Yes, but does it converge uniformly for increasing n?

--- In tuning-math@yahoogroups.com, "wallyesterpaulrus"
<wallyesterpaulrus@y...> wrote:

> as n goes to infinity, the "shape" seems to converge, but it gets
> taller and flatter. if we had some suitable way to correct for the
> tallness and flatness as a function of n, we might be able to
define
> a function which indeed converges to a limit as n goes to infinity.
> this is my hope, as i communicated to you some time ago.
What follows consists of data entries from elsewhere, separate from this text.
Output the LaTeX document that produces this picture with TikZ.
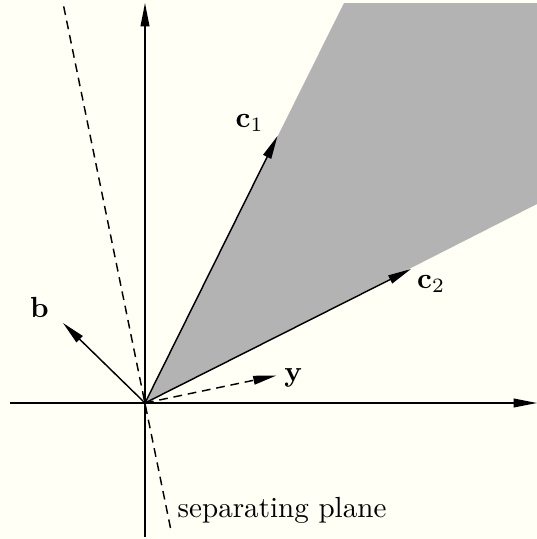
\documentclass[tikz,border=0pt]{standalone}
\usetikzlibrary{arrows.meta}
\definecolor{paper}{RGB}{255,255,246}
\definecolor{conegray}{RGB}{179,179,179}
\begin{document}
\begin{tikzpicture}[x=0.604cm, y=0.604cm, line width=0.5pt,
    vec/.style={-{Triangle[length=8pt,width=3pt]}},
    sepline/.style={dash pattern=on 3pt off 2pt}]
    \fill[paper] (-2.9,-2.72) rectangle (7.84,8.06);
    \useasboundingbox (-2.9,-2.72) rectangle (7.84,8.06);

    % Punkte
    \coordinate (O) at (0,0);
    \coordinate (xl) at (-2.7,0);
    \coordinate (xr) at (7.84,0);
    \coordinate (yb) at (0,-2.68);
    \coordinate (yt) at (0,8.0);
    \coordinate (c1) at (2.65,5.34);
    \coordinate (c2) at (5.32,2.68);
    \coordinate (b) at (-1.64,1.6);
    \coordinate (y) at (2.63,0.55);
    \coordinate (pt) at (-1.64,8.0);
    \coordinate (pb) at (0.51,-2.5);

    % Kegel
    \fill[conegray] (O) -- (3.98,8.0) -- (7.84,8.0) -- (7.84,3.98) -- cycle;

    % Achsen
    \draw[vec] (xl) -- (xr);
    \draw[vec] (yb) -- (yt);

    % Trennebene
    \draw[sepline] (pb) -- (pt);

    % Vektoren
    \draw[vec] (O) -- (c1);
    \draw[vec] (O) -- (c2);
    \draw[vec] (O) -- (b);
    \draw[vec, sepline] (O) -- (y);

    \node[anchor=base west, inner sep=0] (c1label) at (1.8,5.52) {$\mathbf{c}_1$};
    \node[anchor=base west, inner sep=0] (c2label) at (5.43,2.3) {$\mathbf{c}_2$};
    \node[anchor=base, inner sep=0] (blabel) at (-2.11,1.72) {$\mathbf{b}$};
    \node[anchor=base, inner sep=0] (ylabel) at (2.97,0.44) {$\mathbf{y}$};
    \node[anchor=base west, inner sep=0] (planelabel) at (0.64,-2.28) {separating plane};
\end{tikzpicture}
\end{document}
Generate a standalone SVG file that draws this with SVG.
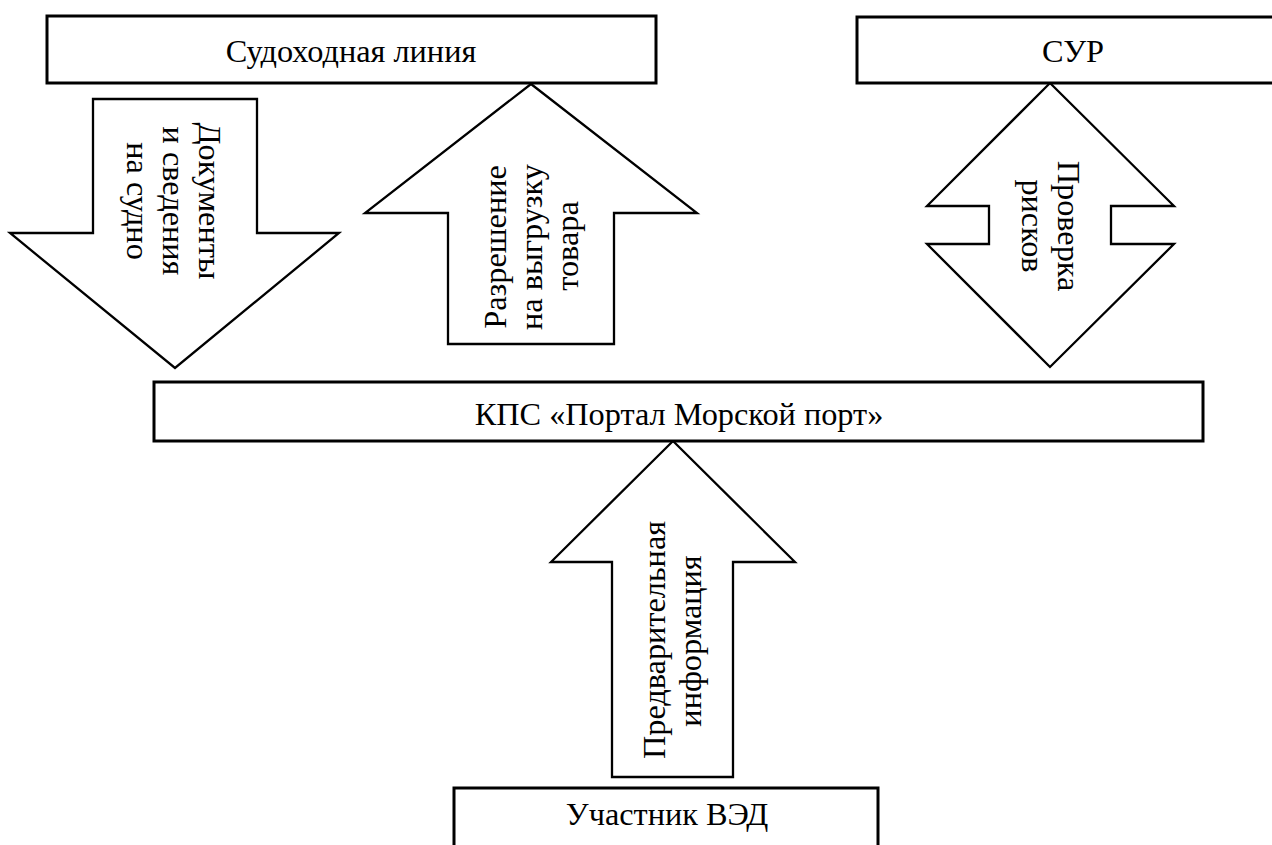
<svg xmlns="http://www.w3.org/2000/svg" width="1272" height="845" viewBox="0 0 1272 845">
  <style>
    .box { fill: #ffffff; stroke: #000000; stroke-width: 3; }
    .arrow { fill: #ffffff; stroke: #000000; stroke-width: 2.3; stroke-linejoin: miter; }
    .label { font-family: "Liberation Serif", "Times New Roman", serif; font-size: 32.3px; fill: #000000; text-anchor: middle; }
  </style>
  <rect width="1272" height="845" fill="#ffffff"/>

  <!-- Flow arrows -->
  <g id="connectors">
    <g id="arrow-documents">
      <polygon class="arrow" points="93,99 257,99 257,233 339,233 175,368 10,233 93,233"/>
      <text class="label" transform="translate(199,201) rotate(90)">Документы</text>
      <text class="label" transform="translate(163,201) rotate(90)">и сведения</text>
      <text class="label" transform="translate(127,201) rotate(90)">на судно</text>
    </g>
    <g id="arrow-unloading">
      <polygon class="arrow" points="531,84 697,213 614,213 614,344 448,344 448,213 365,213"/>
      <text class="label" transform="translate(506,247) rotate(-90)">Разрешение</text>
      <text class="label" transform="translate(542,247) rotate(-90)">на выгрузку</text>
      <text class="label" transform="translate(578,246) rotate(-90)">товара</text>
    </g>
    <g id="arrow-risks">
      <polygon class="arrow" points="1050,83 1174,206 1111,206 1111,244 1174,244 1050,367 927,244 989,244 989,206 927,206"/>
      <text class="label" transform="translate(1058,226) rotate(90)">Проверка</text>
      <text class="label" transform="translate(1022,226) rotate(90)">рисков</text>
    </g>
    <g id="arrow-preliminary">
      <polygon class="arrow" points="673,441 795,562 733,562 733,777 612,777 612,562 551,562"/>
      <text class="label" transform="translate(665,640) rotate(-90)">Предварительная</text>
      <text class="label" transform="translate(701,641) rotate(-90)">информация</text>
    </g>
  </g>

  <g id="node-shipping-line">
    <rect class="box" x="47" y="16" width="609" height="67"/>
    <text class="label" x="351" y="62">Судоходная линия</text>
  </g>

  <g id="node-sur">
    <rect class="box" x="857" y="17" width="440" height="66"/>
    <text class="label" x="1073" y="62">СУР</text>
  </g>

  <g id="node-portal">
    <rect class="box" x="154" y="382" width="1049" height="59"/>
    <text class="label" x="679" y="425">КПС «Портал Морской порт»</text>
  </g>

  <g id="node-participant">
    <rect class="box" x="454" y="788" width="424" height="80"/>
    <text class="label" x="667" y="825">Участник ВЭД</text>
  </g>
</svg>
Ah. Somehow I had the idea that you were claiming it did, and I
didn't see it.

--- In tuning-math@yahoogroups.com, "wallyesterpaulrus"
<wallyesterpaulrus@y...> wrote:

> i actually made some inroads into acheiving this, but without any
> sort of mathematical insight or proof. i recommend you spend some
> time looking over the harmonic entropy archives, they are quite
short
> compared to those of other lists. and let's continue the discussion
> there, shall we?

Why is there such a list?

>Why is there such a list?

Rather than ask a question like that, why not accept it with
the rest of these miserable lists, and go there, where I've
already forwarded this thread, so as to commingle it with the
extremely valuable archives there?

-Carl

--- In tuning-math@yahoogroups.com, "Gene Ward Smith" <gwsmith@s...>
wrote:
> --- In tuning-math@yahoogroups.com, "wallyesterpaulrus"
> <wallyesterpaulrus@y...> wrote:
>
> > i actually made some inroads into acheiving this, but without any
> > sort of mathematical insight or proof. i recommend you spend some
> > time looking over the harmonic entropy archives, they are quite
> short
> > compared to those of other lists. and let's continue the
discussion
> > there, shall we?
>
> Why is there such a list?

it began quite some time before this list began. there were quite a
few harmonic entropy postings on the tuning list, which made certain
people very upset. so it became its own list. much later, the "big
split" occurred. it was suggested that harmonic_entropy be combined
with this list, but i saw no way of doing that.